Before any bill buys a bloom at Log Cabin Florist, it's scanned by a machine, making sure the money isn't funny.
"We have been hit several times with large bills that were not good," said shop owner, Jerry Beckwith.
Beckwith says he was burned by bogus bills over a year ago. So, he went online and found the scanning machines. Under a light, each real denomination shows a colored line in a different place.
On the $20, the line is green and on the left. On the $10, it's a yellowish line that goes through the "e" in "We." And, there's a whole chart explaining what to look for on every bill except for the $1.
"Now, if you were to bleach out a $5 bill and print a $20 on it, it would be the wrong color line on the bill," explained Beckwith.
And, Jerry's not alone. Boutique Spoiled Rotten on Rosedale Highway is protecting all of its bangles and bling. The owner says their money scanning machine is ordered and on its way.
Kern Federal Credit Union C.E.O., DeAnn Straub, says while there hasn't been a rash of counterfeit money she's aware of, old methods of detecting fakes, like the pens with ink that's supposed to change color if the bill is not real, no longer work.
"They are not reliable. It's not worth the investment," said Straub.
Criminals are getting more high-tech, bleaching small bills and printing larger ones, or they are managing to recreate the ever-changing government security features.
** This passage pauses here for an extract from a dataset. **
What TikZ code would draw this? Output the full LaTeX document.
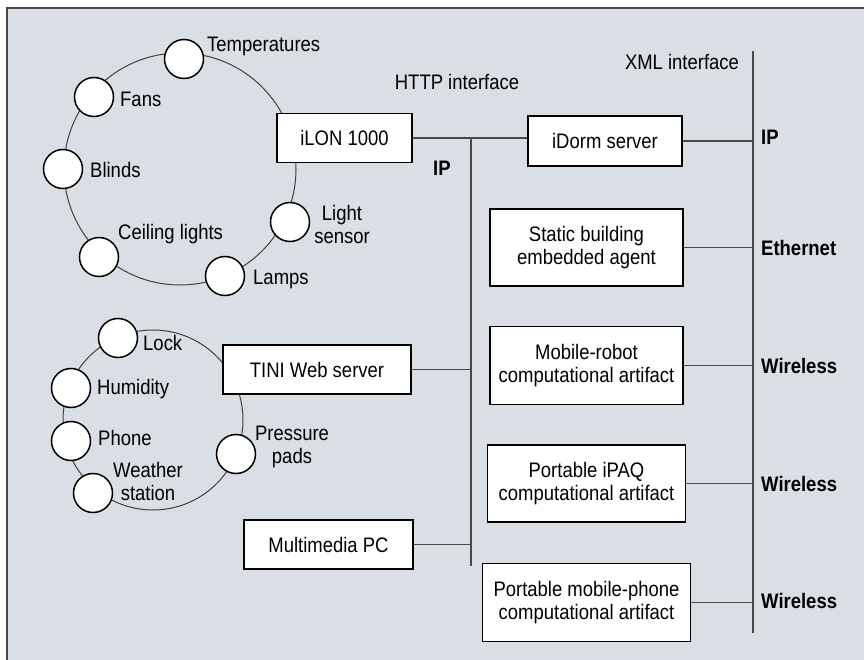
\documentclass[tikz,border=0pt]{standalone}
\usepackage{fontspec}
\setmainfont{Liberation Sans}[FakeStretch=0.88]
\usetikzlibrary{positioning, calc}
\definecolor{panel}{RGB}{217,223,229}
\definecolor{wire}{RGB}{72,72,72}
\tikzset{
  box/.style={
    draw,
    line width=1.5pt,
    rectangle,
    fill=white,
    align=center,
    minimum height=49pt,
    inner sep=2pt
  },
  dev/.style={
    draw,
    line width=1.5pt,
    circle,
    fill=white,
    minimum size=39pt,
    inner sep=0pt
  },
  lbl/.style={anchor=west, inner sep=0pt},
  tag/.style={anchor=west, inner sep=0pt, font=\fontsize{21}{23}\selectfont\bfseries},
  link/.style={draw=wire, line width=1.6pt},
  ring/.style={draw=black!75, line width=1pt}
}

\begin{document}
\begin{tikzpicture}[x=1pt, y=-1pt, font=\fontsize{21}{23}\selectfont]
        \useasboundingbox (0,0) rectangle (864,660);
        \fill[panel] (7,8) rectangle (864,660);
        \draw[wire, line width=2pt] (864,8) -- (7,8) -- (7,660);

        % lighting / climate ring
        \draw[ring] (180,169) circle[radius=116pt];
        \node[box, minimum width=135pt] (ilon) at (344.5,138) {iLON 1000};
        \node[dev] (temp) at (184,59) {};
        \node[dev] (fans) at (94,97) {};
        \node[dev] (blinds) at (63,169) {};
        \node[dev] (ceil) at (99,257) {};
        \node[dev] (lamps) at (225,276) {};
        \node[dev] (lsens) at (290,222) {};
        \node[lbl] (tempL) at (207,46) {Temperatures};
        \node[lbl] (fansL) at (120,99) {Fans};
        \node[lbl] (blindsL) at (90,170) {Blinds};
        \node[lbl] (ceilL) at (118,234) {Ceiling lights};
        \node[lbl] (lampsL) at (253,279) {Lamps};
        \node[inner sep=0pt, align=center] (lsensL) at (342,224) {Light\\sensor};

        % security / environment ring
        \draw[ring] (153,420) circle[radius=90pt];
        \node[box, minimum width=188pt] (tini) at (317,369.5) {TINI Web server};
        \node[dev] (lock) at (118,338) {};
        \node[dev] (humid) at (71,388) {};
        \node[dev] (phone) at (71,441) {};
        \node[dev] (weather) at (93,493) {};
        \node[dev] (press) at (236,454) {};
        \node[lbl] (lockL) at (143,343) {Lock};
        \node[lbl] (humidL) at (97,389) {Humidity};
        \node[lbl] (phoneL) at (98,438) {Phone};
        \node[inner sep=0pt, align=center] (weatherL) at (148,481) {Weather\\station};
        \node[inner sep=0pt, align=center] (pressL) at (292,447) {Pressure\\pads};

        \node[box, minimum width=169pt] (media) at (328.5,544.5) {Multimedia PC};

        % interfaces
        \node[inner sep=0pt] (http) at (457,82) {HTTP interface};
        \node[inner sep=0pt] (xml) at (682,62) {XML interface};
        \coordinate (ipTop) at (471,138);
        \coordinate (ipBot) at (471,566);
        \coordinate (xmlTop) at (753,51);
        \coordinate (xmlBot) at (753,633);
        \draw[link] (ipTop) -- (ipBot);
        \draw[link] (xmlTop) -- (xmlBot);
        \node[tag] (ipL) at (433,168) {IP};

        \node[box, minimum width=154pt, minimum height=50pt] (idorm) at (605,141) {iDorm server};
        \node[box, minimum width=193pt, minimum height=77pt] (static) at (586.5,247.5) {Static building\\embedded agent};
        \node[box, minimum width=193pt, minimum height=78pt, below=39pt of static] (robot) {Mobile-robot\\computational artifact};
        \node[box, minimum width=198pt, minimum height=77pt, below=39pt of robot] (ipaq) {Portable iPAQ\\computational artifact};
        \node[box, minimum width=208pt, minimum height=78pt, below=40pt of ipaq] (mobile) {Portable mobile-phone\\computational artifact};

        \draw[link] (ilon.east) -- (ilon.east -| idorm.west);
        \draw[link] (tini.east) -- (tini.east -| ipTop);
        \draw[link] (media.east) -- (media.east -| ipTop);
        \draw[link] (idorm.east) -- (idorm.east -| xmlTop);
        \draw[link] (static.east) -- (static.east -| xmlTop);
        \draw[link] (robot.east) -- (robot.east -| xmlTop);
        \draw[link] (ipaq.east) -- (ipaq.east -| xmlTop);
        \draw[link] (mobile.east) -- (mobile.east -| xmlTop);

        \node[tag] (idormL) at ($(idorm.east -| xmlTop)+(8,-4)$) {IP};
        \node[tag] (staticL) at ($(static.east -| xmlTop)+(8,0)$) {Ethernet};
        \node[tag] (robotL) at ($(robot.east -| xmlTop)+(8,0)$) {Wireless};
        \node[tag] (ipaqL) at ($(ipaq.east -| xmlTop)+(8,0)$) {Wireless};
        \node[tag] (mobileL) at ($(mobile.east -| xmlTop)+(8,-2)$) {Wireless};
      \end{tikzpicture}
\end{document}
"There's cheaper and cheaper sophisticated equipment out there for the bad guys," said Straub.
But now, the greens going out of Log Cabin Florist are as good as the green coming in.
"When someone hands you a $50 or $100 bill, you certainly don't want to lose that. So, yeah, it's a little backup," said Beckwith.
We called the F.B.I. to see if they've seen an increase in counterfeiting, but they did not return our calls. Straub says store owners should also visit the Department of Treasury website and become very familiar with money so they can better spot a fake.